■ Exercise prompt
Leave out the pictures and reproduce all of the data exactly.

^^^^

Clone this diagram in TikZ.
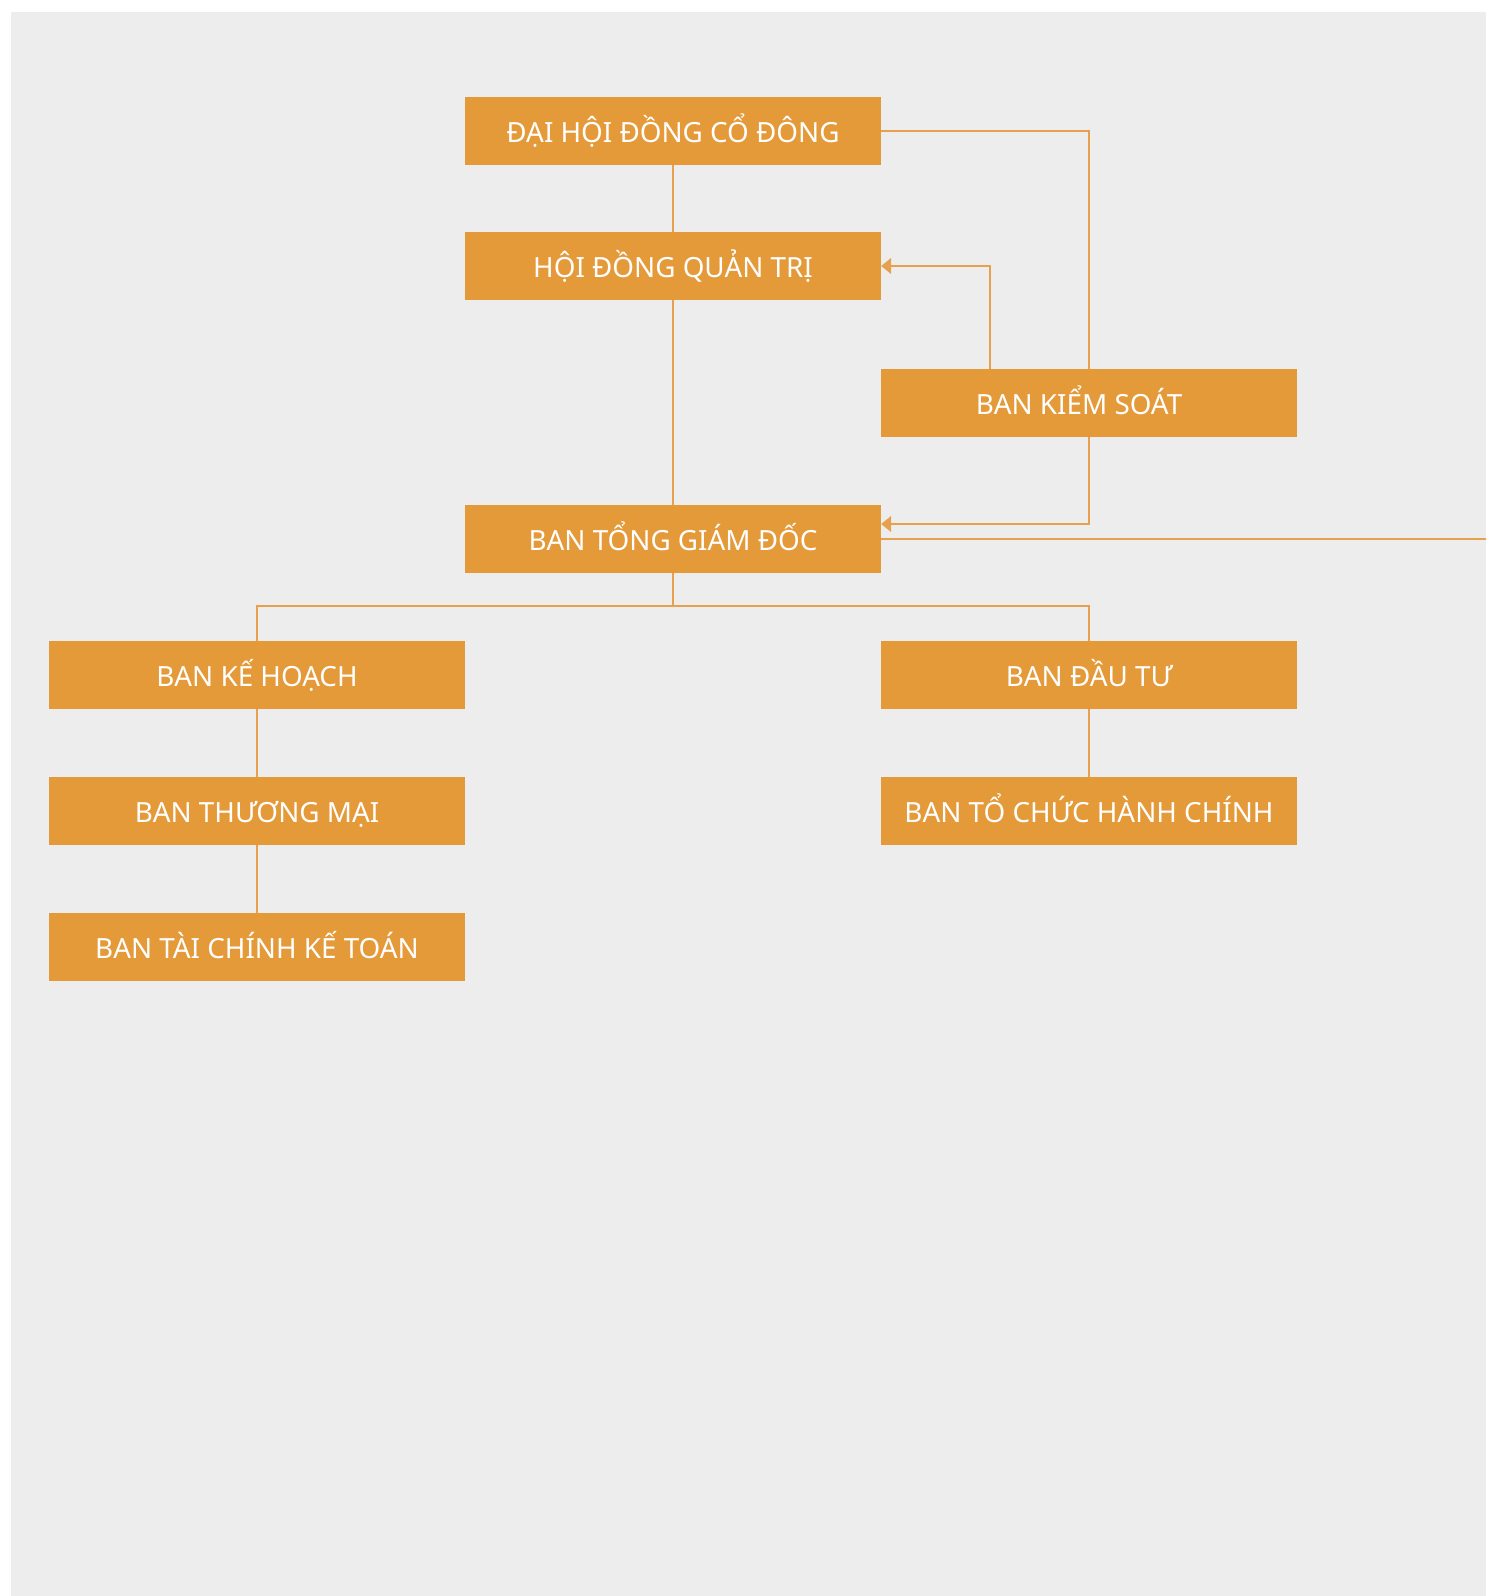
\documentclass[tikz,border=0pt]{standalone}
\usepackage{fontspec}
\setmainfont{Noto Sans}
\usetikzlibrary{arrows.meta}
\definecolor{boxfill}{HTML}{E59A3A}
\definecolor{bg}{HTML}{EDEDED}
\definecolor{linec}{HTML}{E6A04E}
\begin{document}
\begin{tikzpicture}[x=1pt,y=-1pt,
  box/.style={fill=boxfill, text=white, minimum width=416pt, minimum height=68pt, inner sep=0pt, text height=23pt, text depth=0pt, font=\fontsize{27.8}{32}\selectfont},
  conn/.style={draw=linec, line width=1.5pt},
  arr/.style={conn,-{Triangle[length=10pt,width=16pt]}}]
\useasboundingbox (0,0) rectangle (1486,1596);
\fill[white] (0,0) rectangle (1486,1596);
\fill[bg] (11,12) rectangle (1486,1596);
\node[box] (dh) at (673,131) {ĐẠI HỘI ĐỒNG CỔ ĐÔNG};
\node[box] (hd) at (673,266) {HỘI ĐỒNG QUẢN TRỊ};
\node[box] (ks) at (1089,403) {BAN KIỂM SOÁT\hspace*{20pt}};
\node[box] (tg) at (673,539) {BAN TỔNG GIÁM ĐỐC};
\node[box] (kh) at (257,675) {BAN KẾ HOẠCH};
\node[box] (dt) at (1089,675) {BAN ĐẦU TƯ};
\node[box] (tm) at (257,811) {BAN THƯƠNG MẠI};
\node[box] (tc) at (1089,811) {BAN TỔ CHỨC HÀNH CHÍNH};
\node[box] (tk) at (257,947) {BAN TÀI CHÍNH KẾ TOÁN};
\coordinate (edge) at (1486,539);
\coordinate (bus) at (673,606);
\draw[conn] (dh) -- (hd);
\draw[conn] (dh.east) -| (ks.north);
\draw[arr] ([xshift=-99pt]ks.north) |- (hd.east);
\draw[conn] (hd) -- (tg);
\draw[arr] (ks.south) |- ([yshift=15pt]tg.east);
\draw[conn] (tg.east) -- (edge);
\draw[conn] (tg.south) -- (bus);
\draw[conn] (kh.north) |- (bus) -| (dt.north);
\draw[conn] (kh) -- (tm);
\draw[conn] (tm) -- (tk);
\draw[conn] (dt) -- (tc);
\end{tikzpicture}
\end{document}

^^^^

■ Result of the exercise
Clone this diagram in TikZ.
\documentclass[tikz,border=0pt]{standalone}
\usepackage{fontspec}
\setmainfont{Noto Sans}
\usetikzlibrary{arrows.meta}
\definecolor{boxfill}{HTML}{E59A3A}
\definecolor{bg}{HTML}{EDEDED}
\definecolor{linec}{HTML}{E6A04E}
\begin{document}
\begin{tikzpicture}[x=1pt,y=-1pt,
  box/.style={fill=boxfill, text=white, minimum width=416pt, minimum height=68pt, inner sep=0pt, text height=23pt, text depth=0pt, font=\fontsize{27.8}{32}\selectfont},
  conn/.style={draw=linec, line width=1.5pt},
  arr/.style={conn,-{Triangle[length=10pt,width=16pt]}}]
\useasboundingbox (0,0) rectangle (1486,1596);
\fill[white] (0,0) rectangle (1486,1596);
\fill[bg] (11,12) rectangle (1486,1596);
\node[box] (dh) at (673,131) {ĐẠI HỘI ĐỒNG CỔ ĐÔNG};
\node[box] (hd) at (673,266) {HỘI ĐỒNG QUẢN TRỊ};
\node[box] (ks) at (1089,403) {BAN KIỂM SOÁT\hspace*{20pt}};
\node[box] (tg) at (673,539) {BAN TỔNG GIÁM ĐỐC};
\node[box] (kh) at (257,675) {BAN KẾ HOẠCH};
\node[box] (dt) at (1089,675) {BAN ĐẦU TƯ};
\node[box] (tm) at (257,811) {BAN THƯƠNG MẠI};
\node[box] (tc) at (1089,811) {BAN TỔ CHỨC HÀNH CHÍNH};
\node[box] (tk) at (257,947) {BAN TÀI CHÍNH KẾ TOÁN};
\coordinate (edge) at (1486,539);
\coordinate (bus) at (673,606);
\draw[conn] (dh) -- (hd);
\draw[conn] (dh.east) -| (ks.north);
\draw[arr] ([xshift=-99pt]ks.north) |- (hd.east);
\draw[conn] (hd) -- (tg);
\draw[arr] (ks.south) |- ([yshift=15pt]tg.east);
\draw[conn] (tg.east) -- (edge);
\draw[conn] (tg.south) -- (bus);
\draw[conn] (kh.north) |- (bus) -| (dt.north);
\draw[conn] (kh) -- (tm);
\draw[conn] (tm) -- (tk);
\draw[conn] (dt) -- (tc);
\end{tikzpicture}
\end{document}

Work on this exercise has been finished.